The Future of Web Apps Isn't... Free?
Posted 02/26/09 at 01:35:11 PM by David Murphy
It almost seems like common sense, but 37signals' Jason Fried had some specific words for those in attendance at this year's Future of Web Apps conference in Miami, Florida: the future is not free.
Continuing on, his point is that companies need to turn away from the business model of pump-and-dumping free applications to a gleeful audience. Open-source and free software might be an excellent means for attracting attention and eyeballs to a product, but now is not the time to pack alternate revenue strategies around these concepts. Advertising and other extraneous revenue add-ons are a distraction that pulls a company away from developing benefits for its customers, argues Fried. It's time to shift back to a meat-and-potatoes business model, and that involves selling a product that contains enough quality to make an audience want to pay for it, even given the current economic difficulties.
But that's not to say that there isn't a place for free software in the modern business model. A company needs to consider the distinction between people who would use an application for nothing versus those would actually cough up the cash. That's where Fried's concept of a high-quality product comes into the picture. Instead of turning away from development to focus on external revenue add-ons for free software, Fried believes that companies need to focus on churning out high-quality software development. That's the 37signals model, at least: 90 percent of the company's revenue comes from Web applications like its Basecamp project management system. The rest is split between advertising, job listings, and other miscellaneous income like books.
It's a compelling argument that's already played out in the open-source world on both sides. Consider the case of Adobe's Photoshop: It remains the dominant graphical platform even given the alternative of open-source alternatives like Gimp. On the flip side, look at Google. The company accrues massive amounts of traffic and interest with its free Web products. It then sells this rapt audience straight to advertisers, although the argument can be made that Google has yet to find success beyond its money-making search tie-ins.

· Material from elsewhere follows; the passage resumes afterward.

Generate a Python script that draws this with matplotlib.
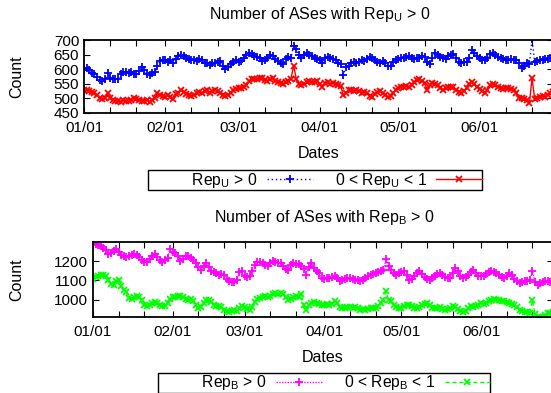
import numpy as np
import pandas as pd
import matplotlib
matplotlib.use("Agg")
import matplotlib.pyplot as plt
import matplotlib.dates as mdates

plt.rcParams['font.family'] = ['Liberation Sans', 'DejaVu Sans']
plt.rcParams['font.size'] = 11

# daily values, 01/01 .. 06/29
dates = pd.date_range("2009-01-01", periods=180, freq="D")

rep_u_pos = [
    600, 605, 598, 588, 585, 575, 563, 558, 565, 588, 570, 566, 568, 565, 585, 590, 592, 588, 590, 582,
    585, 595, 606, 598, 585, 580, 586, 590, 610, 628, 632, 630, 625, 630, 620, 635, 645, 648, 646, 640,
    636, 632, 630, 628, 635, 630, 622, 620, 615, 622, 620, 626, 628, 610, 600, 606, 618, 626, 630, 625,
    628, 640, 650, 656, 652, 645, 643, 640, 628, 632, 640, 648, 645, 635, 628, 620, 618, 635, 643, 640,
    680, 668, 650, 640, 648, 654, 650, 645, 640, 636, 630, 620, 638, 642, 640, 635, 630, 622, 618, 580,
    608, 612, 620, 625, 622, 625, 630, 628, 635, 643, 640, 632, 625, 622, 628, 620, 610, 612, 625, 632,
    636, 640, 638, 642, 645, 640, 636, 638, 640, 645, 642, 625, 618, 640, 656, 650, 642, 640, 636, 645,
    650, 652, 640, 625, 622, 625, 626, 640, 665, 655, 645, 640, 632, 630, 640, 652, 655, 650, 643, 640,
    635, 632, 630, 636, 630, 632, 620, 605, 610, 620, 618, 702, 625, 628, 630, 632, 636, 634, 638, 640,
]
rep_u_mid = [
    528, 530, 525, 522, 520, 512, 500, 498, 502, 517, 500, 495, 490, 492, 488, 495, 492, 490, 496, 500,
    498, 495, 492, 490, 496, 488, 495, 500, 518, 512, 508, 506, 510, 505, 498, 515, 520, 528, 522, 515,
    510, 508, 512, 520, 523, 518, 525, 528, 520, 525, 530, 526, 518, 512, 508, 512, 520, 528, 532, 535,
    536, 540, 546, 558, 566, 568, 567, 569, 570, 562, 560, 565, 570, 560, 556, 552, 550, 555, 560, 568,
    612, 568, 550, 545, 550, 556, 558, 555, 556, 560, 548, 540, 552, 555, 550, 552, 548, 545, 542, 510,
    520, 528, 530, 525, 530, 526, 520, 523, 518, 508, 505, 515, 522, 524, 520, 510, 505, 508, 520, 530,
    536, 538, 540, 542, 540, 545, 555, 563, 566, 560, 552, 530, 545, 552, 550, 545, 535, 530, 534, 538,
    540, 538, 530, 522, 520, 524, 535, 550, 557, 548, 540, 532, 525, 520, 530, 545, 548, 545, 540, 536,
    532, 534, 535, 532, 530, 520, 502, 500, 498, 496, 484, 570, 498, 500, 505, 508, 506, 512, 518, 522,
]
rep_b_pos = [
    1295, 1290, 1285, 1278, 1270, 1258, 1238, 1245, 1255, 1262, 1250, 1232, 1225, 1222, 1228, 1232, 1236, 1234, 1220, 1208,
    1198, 1194, 1210, 1225, 1236, 1220, 1205, 1198, 1205, 1218, 1262, 1250, 1243, 1225, 1200, 1212, 1228, 1225, 1218, 1205,
    1190, 1170, 1155, 1175, 1190, 1170, 1150, 1145, 1138, 1130, 1132, 1128, 1110, 1095, 1090, 1092, 1105, 1145, 1150, 1125,
    1118, 1125, 1150, 1180, 1196, 1195, 1190, 1180, 1174, 1190, 1203, 1195, 1192, 1190, 1175, 1160, 1156, 1180, 1190, 1188,
    1185, 1174, 1160, 1130, 1170, 1191, 1165, 1148, 1140, 1115, 1110, 1112, 1115, 1118, 1122, 1115, 1096, 1100, 1110, 1113,
    1112, 1108, 1104, 1100, 1096, 1105, 1115, 1125, 1130, 1135, 1140, 1146, 1150, 1152, 1212, 1175, 1156, 1140, 1130, 1138,
    1146, 1150, 1130, 1104, 1110, 1125, 1140, 1148, 1135, 1120, 1108, 1104, 1115, 1125, 1135, 1139, 1130, 1120, 1115, 1113,
    1140, 1165, 1148, 1125, 1113, 1118, 1130, 1145, 1156, 1140, 1125, 1122, 1125, 1135, 1142, 1148, 1146, 1140, 1130, 1120,
    1113, 1125, 1139, 1130, 1110, 1095, 1087, 1090, 1095, 1096, 1100, 1148, 1090, 1078, 1085, 1092, 1096, 1095, 1094, 1096,
]
rep_b_mid = [
    1110, 1118, 1122, 1128, 1130, 1125, 1100, 1080, 1078, 1095, 1104, 1070, 1052, 1040, 1010, 1005, 1012, 1017, 1015, 1000,
    975, 965, 972, 985, 988, 982, 970, 965, 968, 985, 1005, 1012, 1015, 1017, 1018, 1012, 1005, 1000, 1002, 995,
    975, 957, 960, 985, 1000, 998, 990, 972, 965, 968, 962, 948, 940, 938, 942, 945, 943, 955, 965, 962,
    950, 948, 960, 990, 1005, 1009, 1012, 1017, 1015, 1020, 1028, 1035, 1030, 1035, 1032, 1015, 1000, 1002, 1012, 1017,
    1015, 1030, 975, 948, 970, 985, 990, 983, 978, 974, 970, 976, 972, 980, 991, 985, 962, 957, 955, 960,
    962, 958, 962, 955, 948, 950, 946, 952, 957, 955, 958, 965, 985, 1000, 1043, 998, 991, 975, 960, 955,
    958, 968, 974, 972, 965, 957, 955, 960, 970, 980, 983, 970, 957, 955, 958, 960, 952, 948, 950, 958,
    965, 963, 950, 940, 938, 942, 955, 965, 962, 968, 975, 983, 980, 985, 992, 1000, 1002, 998, 1000, 995,
    991, 990, 985, 978, 974, 962, 945, 940, 938, 935, 931, 997, 925, 912, 908, 910, 920, 930, 932, 935,
]

W, H = 551, 393
fig = plt.figure(figsize=(W / 100, H / 100), dpi=100)


def px_axes(left, top, right, bottom):
    return fig.add_axes([left / W, 1 - bottom / H, (right - left) / W, (bottom - top) / H])


def style_axes(ax, left):
    ax.set_xlim(dates[0], dates[-1])
    ax.xaxis.set_major_locator(mdates.MonthLocator())
    ax.xaxis.set_minor_locator(mdates.DayLocator(bymonthday=[11, 21]))
    ax.xaxis.set_major_formatter(mdates.DateFormatter("%m/%d"))
    ax.tick_params(which="both", direction="in", top=True, right=True, length=4, width=0.8)
    ax.tick_params(axis="x", pad=6)
    for s in ax.spines.values():
        s.set_linewidth(1.3)
    ax.set_xlabel("Dates", labelpad=8, fontsize=11.5)
    ax.set_ylabel("Count", fontsize=11.5)
    # put "Count" near the figure's left edge, like the original
    ax.yaxis.set_label_coords((24 - left) / (553 - left), 0.5)


def add_legend(handles, labels, x, y):
    fig.legend(handles, labels, loc="center", bbox_to_anchor=(x / W, 1 - y / H), ncol=2,
               markerfirst=False, frameon=True, fancybox=False, edgecolor="black", framealpha=1,
               handlelength=2.9, columnspacing=1.4, borderpad=0.02, handletextpad=0.6,
               fontsize=11.3)


# top panel
ax1 = px_axes(84, 40, 553, 113)
l1, = ax1.plot(dates, rep_u_pos, color="blue", ls=(0, (1, 2)), lw=1, marker="+", ms=5.5, mew=1.3)
l2, = ax1.plot(dates, rep_u_mid, color="red", ls="-", lw=1, marker="x", ms=4.5, mew=1.3)
ax1.set_ylim(450, 700)
ax1.set_yticks([450, 500, 550, 600, 650, 700])
style_axes(ax1, 84)
fig.text(320 / W, 1 - 15 / H, r"Number of ASes with Rep$_\mathregular{U}$ > 0",
         ha="center", va="center", fontsize=11.5)
add_legend([l1, l2], [r"          Rep$_\mathregular{U}$ > 0", r"0 < Rep$_\mathregular{U}$ < 1"], 315, 180)

# bottom panel
ax2 = px_axes(93, 242, 553, 317)
l3, = ax2.plot(dates, rep_b_pos, color="magenta", ls=(0, (1, 1)), lw=1, marker="+", ms=5.5, mew=1.3)
l4, = ax2.plot(dates, rep_b_mid, color="#00ff00", ls=(0, (3, 2)), lw=1, marker="x", ms=4.5, mew=1.3)
ax2.set_ylim(910, 1300)
ax2.set_yticks([1000, 1100, 1200])
style_axes(ax2, 93)
fig.text(324 / W, 1 - 218 / H, r"Number of ASes with Rep$_\mathregular{B}$ > 0",
         ha="center", va="center", fontsize=11.5)
add_legend([l3, l4], [r"          Rep$_\mathregular{B}$ > 0", r"0 < Rep$_\mathregular{B}$ < 1"], 324, 383)

fig.savefig("out.png", dpi=100)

So is the future free? I think Fried's point finds its best applicability as a recommendation. Splitting the difference always feels lame, but it's exactly how the future of Web-based business could play out. A company needs both sides to generate the greatest combination of appeal and profit: free software that can attract interest, balanced with a strong revenue generation mechanism that isn't just tied to third-party services with no relationship to product enrichment. Get the eyeballs interested, then offer them a quality product for consumption. Or as Fried puts it in an interview with the Chicago Sun-Times, "Free is OK as long as you have something to sell."